Work to complete |
Where does the string "diagram" appear? Copy every line of the entries below that holds it.

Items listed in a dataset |

* BEGIN *

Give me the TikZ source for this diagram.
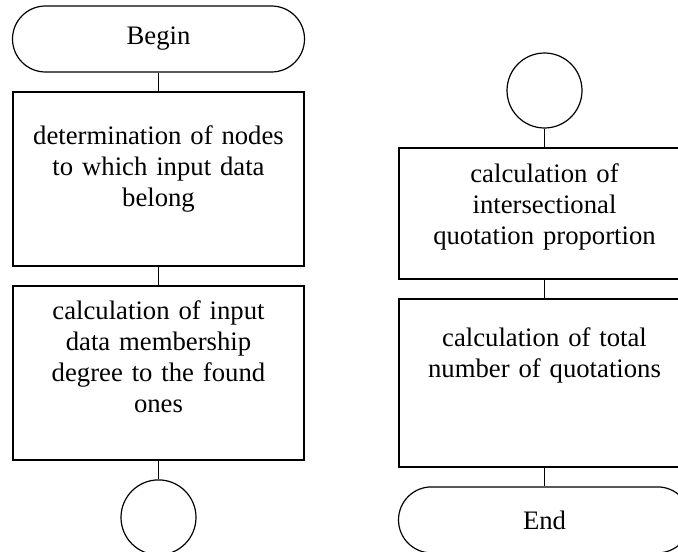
\documentclass[tikz,border=0pt]{standalone}
\usepackage{fontspec}
\setmainfont{Liberation Serif}
\usetikzlibrary{positioning}

\begin{document}
\begin{tikzpicture}[
  node distance=9.35pt,
  every node/.style={font=\fontsize{13.35}{15.5}\selectfont},
  term/.style={draw, line width=0.6pt, rectangle, rounded corners=16.5pt, minimum width=146pt, minimum height=33pt, inner sep=0pt},
  proc/.style={draw, line width=0.65pt, rectangle, align=center, text width=140pt, minimum width=145.5pt, inner sep=0pt, text height=9.5pt},
  conn/.style={draw, line width=0.6pt, circle, minimum size=37.5pt, inner sep=0pt},
  link/.style={line width=0.6pt}
]
\useasboundingbox (0,0) rectangle (339pt,-275.5pt);

% left column
\node[term] (begin) at (79.25pt,-19.5pt) {Begin};
\node[proc, below=of begin, minimum height=87pt, text depth=43.5pt] (nodes) {determination of nodes\\to which input data\\belong};
\node[proc, below=of nodes, minimum height=87pt, text depth=62.5pt] (degree) {calculation of input\\data membership\\degree to the found\\ones};
\node[conn, below=of degree] (offpage) {};

% right column
\node[conn] (onpage) at (272.25pt,-45.25pt) {};
\node[proc, below=of onpage, minimum height=65.5pt, text depth=40pt] (share) {calculation of\\intersectional\\quotation proportion};
\node[proc, below=of share, minimum height=84pt, text depth=45.5pt] (total) {calculation of total\\number of quotations};
\node[term, below=of total] (end) {End};

\draw[link] (begin) -- (nodes);
\draw[link] (nodes) -- (degree);
\draw[link] (degree) -- (offpage);
\draw[link] (onpage) -- (share);
\draw[link] (share) -- (total);
\draw[link] (total) -- (end);
\end{tikzpicture}
\end{document}
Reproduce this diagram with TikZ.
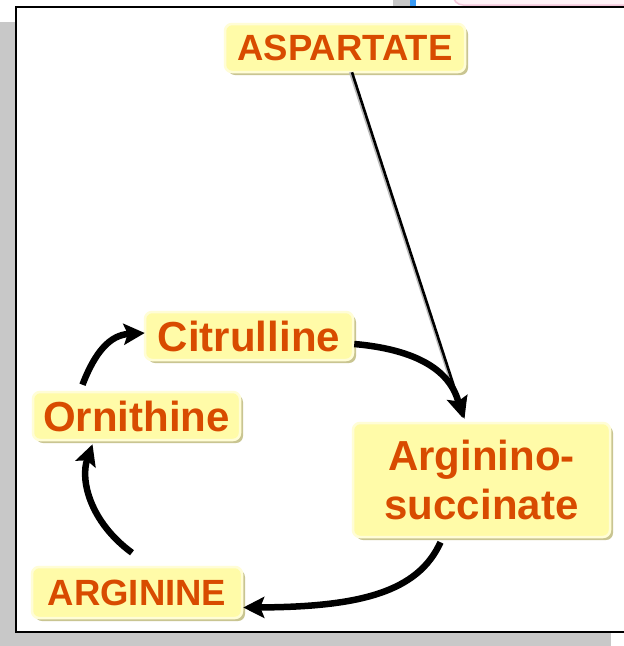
\documentclass[tikz,border=0pt]{standalone}
\usepackage{fontspec}
\setmainfont{Liberation Sans}
\usetikzlibrary{arrows.meta,shadows}
\definecolor{boxfill}{HTML}{FFFBA8}
\definecolor{boxglow}{HTML}{FFFDD6}
\definecolor{boxshade}{HTML}{C9C591}
\definecolor{txtcol}{HTML}{D84B00}
\definecolor{pagegray}{HTML}{C8C8C8}
\definecolor{tabblue}{HTML}{3A9BF5}
\definecolor{tabpink}{HTML}{FFF2F7}
\definecolor{tabpinkline}{HTML}{F3C6DA}
\tikzset{
  metab/.style={rounded corners=7pt, fill=boxfill, draw=boxglow, line width=2.5pt,
    drop shadow={shadow xshift=3pt, shadow yshift=-3pt, fill=boxshade, opacity=1},
    text=txtcol, font=\bfseries, inner sep=0pt, align=center},
  capsname/.style={metab, font=\fontsize{36.5}{44}\bfseries\selectfont},
  lowname/.style={metab, font=\fontsize{42}{49}\bfseries\selectfont},
  flow/.style={line width=6.5pt, -{Stealth[length=21pt,width=21pt,inset=4pt]}},
  feed/.style={line width=2.6pt, -{Stealth[length=21pt,width=19pt,inset=4pt]}},
}
\begin{document}
\begin{tikzpicture}[x=1pt,y=-1pt]
\useasboundingbox (0,0) rectangle (624,646);
\clip (0,0) rectangle (624,646);
% window furniture around the slide
\fill[tabpink, draw=tabpinkline, line width=1.5pt, rounded corners=10pt] (453,-30) rectangle (660,5);
\fill[pagegray] (393,-5) rectangle (410,8);
\fill[tabblue] (410,-5) rectangle (416,8);
% slide shadow and slide
\fill[pagegray] (0,22) rectangle (611,646);
\draw[fill=white, line width=2pt] (16,7) rectangle (650,632);

% metabolites
\node[capsname, minimum width=240pt, minimum height=48pt] (asp) at (345,48) {ASPARTATE};
\node[lowname, minimum width=208pt, minimum height=48pt] (cit) at (249,336) {Citrulline};
\node[lowname, minimum width=207pt, minimum height=48pt] (orn) at (136.5,416) {Ornithine};
\node[lowname, minimum width=257pt, minimum height=114pt] (arg) at (481.5,480) {\raisebox{-3pt}{Arginino-}\\\raisebox{-3pt}{succinate}};
\node[capsname, minimum width=210pt, minimum height=51pt] (argn) at (137,592.5) {ARGININE};

% aspartate feeds in (with its faint shadow stroke)
\draw[line width=2.2pt, gray!55, shorten >=16pt] ([xshift=5pt,yshift=1pt]asp.south) -- ([xshift=-19pt,yshift=4pt]arg.north);
\draw[feed] ([xshift=7pt,yshift=1pt]asp.south) -- ([xshift=-17pt,yshift=3pt]arg.north);

% the cycle
\draw[flow] ([yshift=-8pt]cit.east) .. controls (400,348) and (448,362) .. ([xshift=-19pt,yshift=4pt]arg.north);
\draw[flow] ([xshift=-41pt,yshift=-4pt]arg.south) .. controls (418,592) and (360,607) .. ([yshift=-15pt]argn.east);
\draw[flow] ([xshift=-5pt,yshift=13pt]argn.north) .. controls (90,522) and (80,480) .. ([xshift=-44pt,yshift=-3pt]orn.south);
\draw[flow] ([xshift=-54pt,yshift=6pt]orn.north) .. controls (95,352) and (110,335) .. ([xshift=1pt,yshift=3pt]cit.west);
\end{tikzpicture}
\end{document}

* END *

Solved exercise |
Give me the TikZ source for this diagram.
Reproduce this diagram with TikZ.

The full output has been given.